The American Bar Association is pouring cold water on efforts to loosen restrictions on who can own law firms, including moves that could open firms up to new competition from corporations.
The group’s House of Delegates on Tuesday passed a non-binding resolution discouraging changes to state rules barring the sharing of legal fees with non-lawyers. But it also encouraged state bar groups to explore innovations designed to increase access to justice by making legal services more affordable.
“By reaffirming our core value of independence of the legal profession and the prohibition against nonlawyer ownership, the ABA House’s action today is a huge victory for all lawyers,” said Foley Hoag partner Stephen Younger, a previous president of the New York State Bar Association.
“Lawyers from across the country coalesced in agreeing that we ought not to allow investment firms and tech companies buy our law firms and thereby influence our independent legal judgment,” Younger continued.
The resolution, passed at the ABA’s annual conference in Chicago, comes as states like Arizona and Utah have already loosened law firm ownership restrictions. Others, such as California, Michigan and North Carolina, are considering similar tinkering.
The changes are often touted as access to justice measures. But they could also allow law firms to seek outside investors and permit the Big Four accountancies and other for-profit businesses like litigation funders to compete to provide legal services in the US.
State bar groups routinely follow the ABA’s lead when considering revisions to specific legal ethics rules.
Mixed Message
The new resolution sends a mixed message to states considering changing their law firm ownership rules.
The ABA reaffirmed a two-decade-old policy that supports the existing model ethics rule, banning nonlawyer ownership. But Tuesday’s resolution was amended before the vote to also voice at least some support for states that are testing new types of legal businesses.
That leaves the likely impact of the ABA’s move unclear.
“Over the next five to ten years, we’re going to live in a mixed environment” with different states either holding to old rules or testing new types of ownership models, said long-time ABA member Lucian Pera, a partner with Adams and Reese in Memphis, Tenn. “And that’s okay.”
A resolution issued by the ABA in 2000 stated that sharing law firm ownership or legal fees with nonlawyers is “inconsistent with the core values of the legal profession.”
Arizona has already scrapped its version of ethics rule 5.4, which blocked lawyers from sharing fees with nonlawyers. Utah, meanwhile, has created a regulatory “sandbox” to test new-model operations—a model some in California want to replicate.

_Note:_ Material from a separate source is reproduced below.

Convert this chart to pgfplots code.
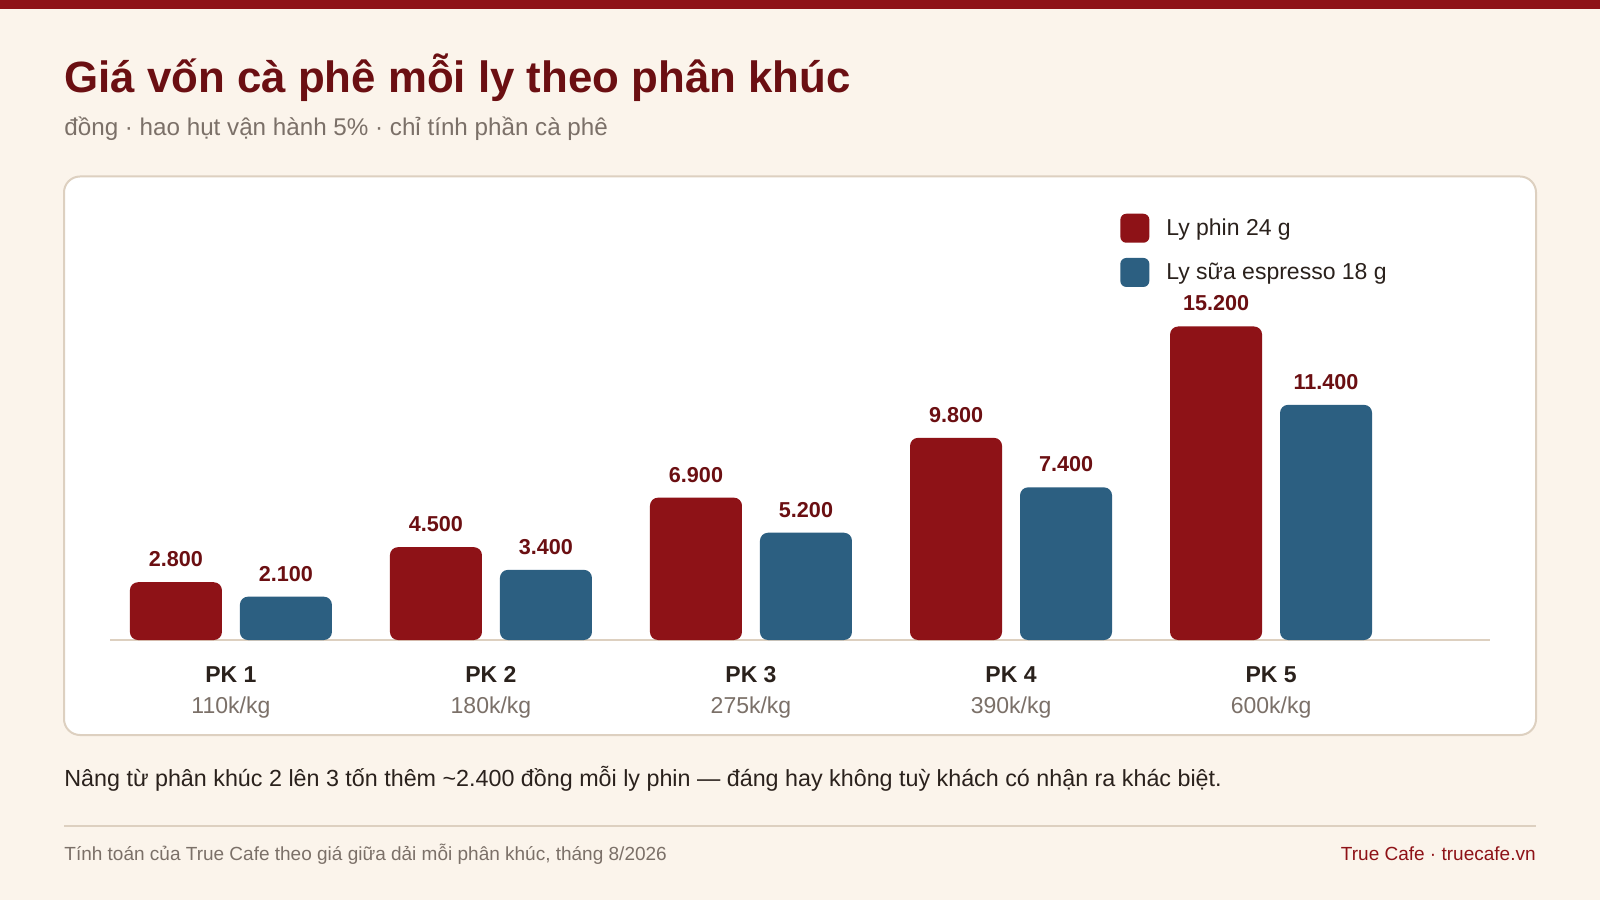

“The key is to allow for reform,” said Andrew Perlman, dean of Suffolk Law School in Boston and a reform advocate. The ABA’s new resolution, he said, “doesn’t change the call for regulatory innovation. That’s an important outcome here.”
So far, most of the newer legal operations licensed or being tested in Arizona and Utah are much smaller than the behemoths that could upend the legal industry. As efforts have gained steam in those states, speculation has grown about the potential impact.
Some industry leaders expect that changes in larger states could prompt Big Four accountancies like Deloitte or EY to acquire regional law firms to compete directly in the legal services business, as they already do in other countries.
Last November, executives with two leading litigation finance companies, Longford Capital Management LP and Burford Capital Ltd., said Arizona’s revised legal industry regulations made it possible for them to co-own law firms in the state. With other states considering similar actions, they said it made sense for law partners to increasingly consider changes in how firms are structured.
The California legislature is pushing the state bar to place restrictions on a proposed a new regulatory sandbox experiment similar to that in place in Utah. A final vote by the state assembly could come by the end of August.